We adults are not all that different.

The more I counsel, the more I hear the same very disturbing words: “When my spouse says they’re sorry, it doesn’t mean anything to me anymore.

How do you get to that point? It elementary my dear Watson (sorry…I’ve been watching Sherlock).  It’s the same mentality that my preschool sister used that we still try to enforce today.  If I say “I’m sorry,” then things will go back to normal and I don’t have to face any consequences and take greater responsibility over my life.  We use these simple words as band aids for wounds that need serious treatment.  The words  “I’m sorry” have been used over and over and over and over…

…till the phrase has virtually no meaning..

It becomes a worse situation when that spouse really does have remorse over their actions and their spouse cannot take their word for it.  It didn’t have any meaning before.  It doesn’t have any meaning to them now.

Psalm 34:13 says, “Keep your tongue from evil and your lips from speaking deceit. If you and I are professing remorse with our lips but do not possess it in our hearts and our actions, we are not apologizing.  We are simply speaking deceit.  Something needs to change.  Something must be transformed.

Here’s some help: First, confront the issue.  James 5:16 tells us that confession leads to healing.  Talk to your spouse about the revelation you’ve come to. Confess your deceit and bring it into the light.  Quit hiding it and letting the darkness grow something that doesn’t belong in your life.

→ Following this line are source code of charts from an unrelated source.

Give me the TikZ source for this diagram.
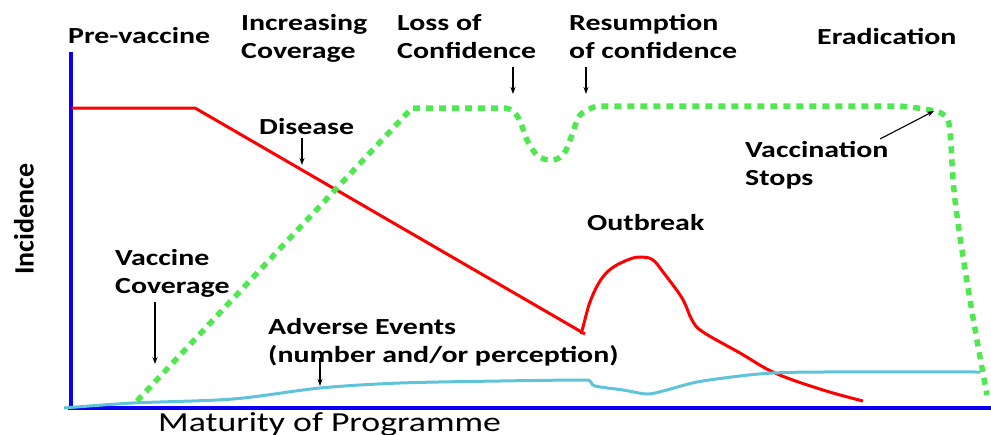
\documentclass[tikz,border=0pt]{standalone}
\usepackage{fontspec}
\usetikzlibrary{arrows.meta}
\newfontfamily\lbl[FakeStretch=1.3]{Carlito}
\newfontfamily\lblplain{Carlito}
\definecolor{axisblue}{RGB}{10,0,245}
\definecolor{disred}{RGB}{255,0,0}
\definecolor{vacgreen}{RGB}{80,232,80}
\definecolor{advblue}{RGB}{95,195,218}
\tikzset{
  lab/.style={font=\fontsize{23}{28}\lbl\bfseries, inner sep=0pt, anchor=base west, align=left},
  axisline/.style={axisblue, line width=4pt},
  disease/.style={disred, line width=3pt, line join=round},
  vacc/.style={vacgreen, line width=5.5pt, dash pattern=on 7pt off 6pt},
  adverse/.style={advblue, line width=3pt, line join=round},
  pointer/.style={black, line width=1.1pt, -{Stealth[length=7pt,width=5pt]}}
}
\begin{document}
\begin{tikzpicture}[x=1pt,y=-1pt]
\useasboundingbox (0,0) rectangle (991,434);
% axes
\draw[axisline] (71,52) -- (71,408);
\draw[axisline] (68,408) -- (991,408);
% disease
\draw[disease] (72,108) -- (195,108) -- (585,334);
\draw[disease] plot[smooth,tension=0.6] coordinates {(581,334)(583,327)(590,302)(600,281)(612,268)(630,259)(642,257)(653,260)(663,272)(682,298)(692,320)(703,332)(740,353)(775,373)(823,390)(863,401)};
% vaccine coverage
\draw[vacc] (137,401) -- (412,108) -- (505,108) -- plot[smooth,tension=0.6] coordinates {(505,108)(513,111)(520,121)(527,140)(537,155)(550,160)(563,155)(572,135)(580,115)(597,106)} -- (900,106) -- plot[smooth,tension=0.6] coordinates {(900,106)(930,110)(945,116)(950,132)(955,200)(970,300)(987,395)};
% adverse events
\draw[adverse] plot[smooth,tension=0.5] coordinates {(64,408)(133,403)(233,399)(320,388)(400,383)(500,381)(580,380)(590,381)(595,386)(623,390)(647,394)(663,391)(697,382)(740,376)(773,373)(823,372)(980,372)};
% labels (base anchor of a two-line node is its last line)
\node[lab] (pre) at (68,43) {Pre-vaccine};
\node[lab] (inc) at (241,58) {Increasing\\Coverage};
\node[lab] (loss) at (397,58) {Loss of\\Confidence};
\node[lab] (res) at (569,58) {Resumption\\of confidence};
\node[lab] (era) at (817,44) {Eradication};
\node[lab] (dis) at (259,134) {Disease};
\node[lab] (vst) at (745,185) {Vaccination\\Stops};
\node[lab] (out) at (587,230) {Outbreak};
\node[lab] (vcov) at (115,293) {Vaccine\\Coverage};
\node[lab] (adv) at (268,362) {Adverse Events\\(number and/or perception)};
\node[font=\fontsize{28}{30}\lblplain\bfseries, inner sep=0pt, rotate=90] (incid) at (24,219) {Incidence};
\node[font=\fontsize{27.5}{30}\lbl, inner sep=0pt, anchor=base west] (mat) at (158,431) {Maturity of Programme};
% pointers
\coordinate (disA) at (302,138); \coordinate (disB) at (302,165);
\coordinate (lossA) at (513,67); \coordinate (lossB) at (513,94);
\coordinate (resA) at (586,67); \coordinate (resB) at (586,94);
\coordinate (vstA) at (880,139); \coordinate (vstB) at (934,111);
\coordinate (vcA) at (155,302); \coordinate (vcB) at (155,364);
\coordinate (advA) at (320,358); \coordinate (advB) at (320,386);
\draw[pointer] (disA) -- (disB);
\draw[pointer] (lossA) -- (lossB);
\draw[pointer] (resA) -- (resB);
\draw[pointer] (vstA) -- (vstB);
\draw[pointer] (vcA) -- (vcB);
\draw[pointer] (advA) -- (advB);
\end{tikzpicture}
\end{document}
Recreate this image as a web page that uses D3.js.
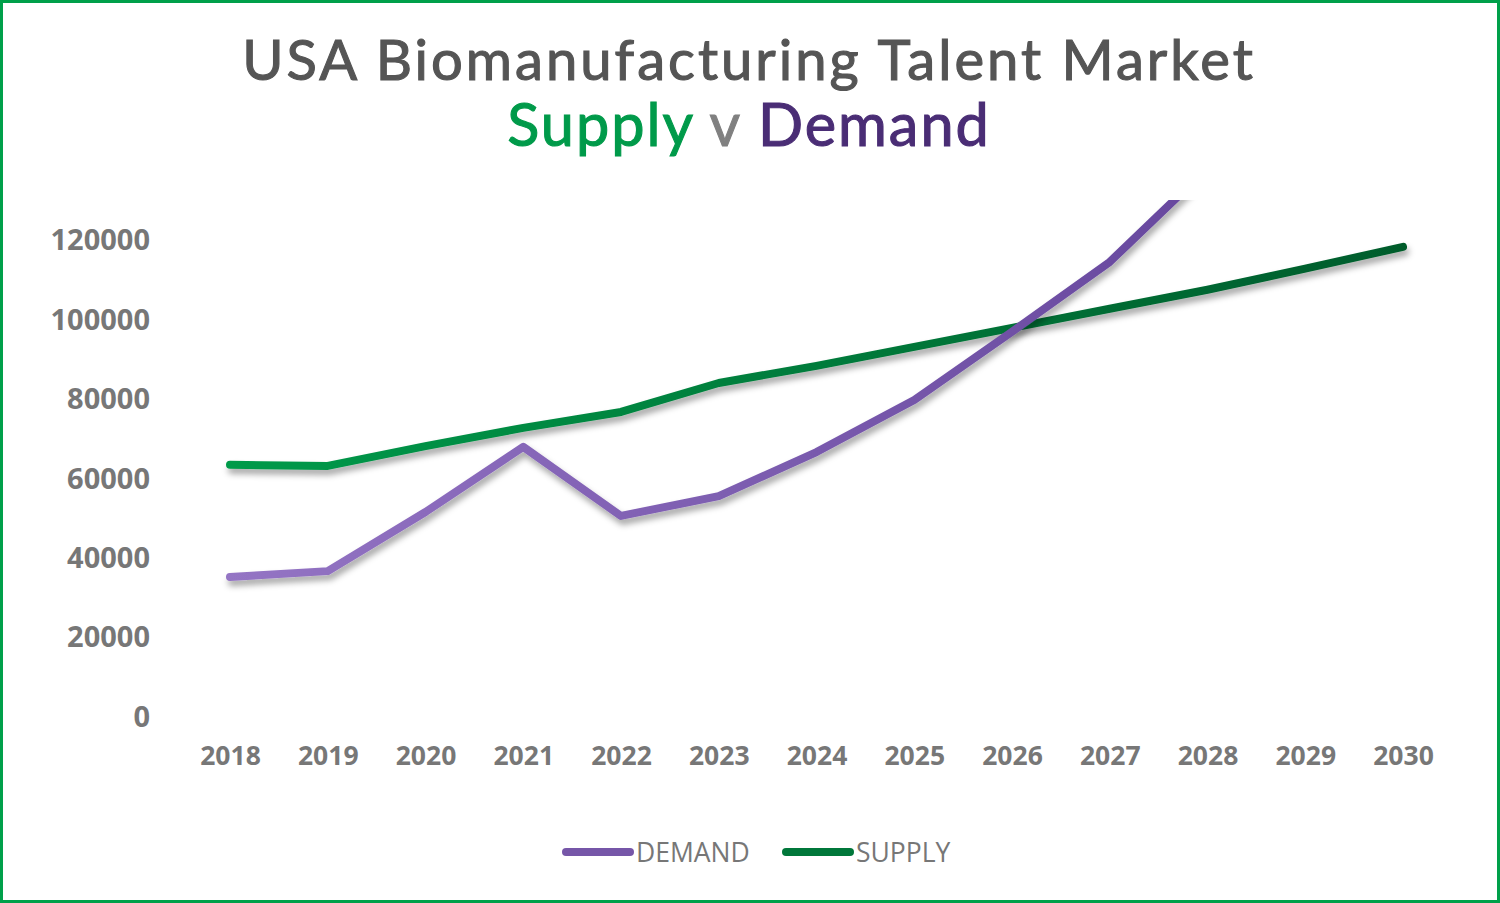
<!DOCTYPE html>
<html><head><meta charset="utf-8">
<script src="https://cdn.jsdelivr.net/npm/d3@7"></script>
<style>html,body{margin:0;padding:0;background:#fff;}svg{display:block;}</style>
</head><body>
<svg id="c" width="1500" height="903"></svg>
<script>
const years = [2018,2019,2020,2021,2022,2023,2024,2025,2026,2027,2028,2029,2030];
const demand = [35000,36500,51400,67800,50400,55400,66500,79600,96800,114400,138000,160000,185000];
const supply = [63300,63000,68000,72600,76600,83900,88200,93000,97800,102600,107400,112700,118200];
const yTicks = [0,20000,40000,60000,80000,100000,120000];
const seriesNames = ["DEMAND","SUPPLY"];

const svg = d3.select("#c");
const W=1500,H=903;
svg.append("rect").attr("x",1.5).attr("y",1.5).attr("width",W-3).attr("height",H-3)
  .attr("fill","#fff").attr("stroke","#00A04A").attr("stroke-width",3);

const defs = svg.append("defs");
const f = defs.append("filter").attr("id","sh").attr("x","-10%").attr("y","-10%").attr("width","120%").attr("height","130%");
f.append("feDropShadow").attr("dx",2).attr("dy",5).attr("stdDeviation",3).attr("flood-color","#000").attr("flood-opacity",0.35);

const x = d3.scalePoint().domain(years).range([230,1403]);
const y = d3.scaleLinear().domain([0,130000]).range([716,200]);

function grad(id,c1,c2){
  const g=defs.append("linearGradient").attr("id",id).attr("gradientUnits","userSpaceOnUse")
    .attr("x1",230).attr("x2",1403).attr("y1",0).attr("y2",0);
  g.append("stop").attr("offset",0).attr("stop-color",c1);
  g.append("stop").attr("offset",1).attr("stop-color",c2);
}
grad("gd","#9474C4","#5E3F96");
grad("gs","#009A4A","#005C2C");
defs.append("clipPath").attr("id","clip").append("rect").attr("x",150).attr("y",200).attr("width",1320).attr("height",560);

// Title
const t1 = svg.append("text").attr("x",749).attr("y",80).attr("text-anchor","middle")
  .attr("font-family","Lato").attr("font-size",52).attr("fill","#555555").attr("letter-spacing",3)
  .attr("stroke","#555555").attr("stroke-width",1.1)
  .text("USA Biomanufacturing Talent Market");
const t2 = svg.append("text").attr("x",749).attr("y",146).attr("text-anchor","middle")
  .attr("font-family","Lato").attr("font-size",52).attr("letter-spacing",2).attr("stroke-width",1.1);
t2.append("tspan").attr("fill","#009A4A").attr("stroke","#009A4A").text("Supply");
t2.append("tspan").attr("fill","#808080").attr("stroke","#808080").text(" v ");
t2.append("tspan").attr("fill","#4A2D75").attr("stroke","#4A2D75").text("Demand");
function fitW(sel,w){ const l=sel.node().getComputedTextLength(); const fs=+sel.attr("font-size"); sel.attr("font-size",fs*w/l); }
fitW(t1,1022); fitW(t2,488);

// Axes
const yAxis = d3.axisLeft(y).tickValues(yTicks).tickSize(0).tickPadding(0).tickFormat(d3.format("d"));
const ga = svg.append("g").attr("transform","translate(150,0)").call(yAxis);
ga.select(".domain").remove();
ga.selectAll("text").attr("font-family","Open Sans").attr("font-weight",700).attr("font-size",29).attr("fill","#777").attr("dy","0.35em");

const xAxis = d3.axisBottom(x).tickSize(0).tickPadding(0);
const gx = svg.append("g").attr("transform","translate(0,746)").call(xAxis);
gx.select(".domain").remove();
gx.selectAll("text").attr("font-family","Open Sans").attr("font-weight",700).attr("font-size",26.5).attr("fill","#777").attr("dy","0.7em");

const line = d3.line().x((d,i)=>x(years[i])).y(d=>y(d));
const plot = svg.append("g").attr("clip-path","url(#clip)");
plot.append("path").datum(supply).attr("d",line).attr("fill","none").attr("stroke","url(#gs)")
  .attr("stroke-width",8).attr("stroke-linecap","round").attr("stroke-linejoin","round").attr("filter","url(#sh)");
plot.append("path").datum(demand).attr("d",line).attr("fill","none").attr("stroke","url(#gd)")
  .attr("stroke-width",8).attr("stroke-linecap","round").attr("stroke-linejoin","round").attr("filter","url(#sh)");

// Legend
const lg = [{n:seriesNames[0],c:"#7656A8",x:562},{n:seriesNames[1],c:"#00773A",x:782}];
lg.forEach(d=>{
  svg.append("line").attr("x1",d.x+4).attr("x2",d.x+68).attr("y1",852).attr("y2",852)
    .attr("stroke",d.c).attr("stroke-width",8).attr("stroke-linecap","round");
  svg.append("text").attr("x",d.x+74).attr("y",862).attr("font-family","Open Sans").attr("font-size",26.5)
    .attr("fill","#777").text(d.n);
});
</script>
</body></html>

Secondly, Apologize correctly. Get rid of the words “I’m sorry.” Somebody taught us something a long time ago about apologies.  Take out the words “I’m sorry” and replace them with “Will you forgive me?” There is an amazing difference.  There’s something about the words “Will you forgive me?” that demands a two-fold action:
1 – For the person apologizing, there’s an action of humility and recognition that what you’ve done was wrong and hurtful.  You are humbling yourself by removing excuse and positioning yourself and your spouse for healing.
2 – For the spouse receiving the apology, there is a reciprocated action demanded.  There is only TWO responses to the words”Will you forgive me?” You will either hear “no” or “yes I forgive you.” There’s no other option.  If you say, “yes I forgive you,” then you are position yourself in a place of acting and living in forgiveness.

I remember quite a few years ago, Anne had done something wrong.  What I remember about the situation wasn’t what she had done to me.  It was the end of the skirmish that sticks in my mind. We were driving and she looked over at me and said, “Honey, will you forgive me?”

My reply, “Yes.”

After about a 3 second pause, she said again, “Honey, do you forgive me?”

I knew what she was asking.  We had agreed some time before that we would always apologize to each other in that manner.  We felt it positioned our marriage to walk in forgiveness.  To express the words “I forgive you” would put the onus on the other to let go of anger and bitterness and ACTUALLY forgive.  I remember not wanted to say it.  I wanted to linger in my anger…

…but that’s just it isn’t it?  We need to let go.  We need to forgive without stipulation the way Christ forgives us.

One more time, “Will you forgive me?” “Yes babe…I forgive you.”

This stuff may not be a big deal to you.  But the more “catchphrases” we can eliminate, the more we can position our marriages to walk in the heath that the Lord has designed for us to live in.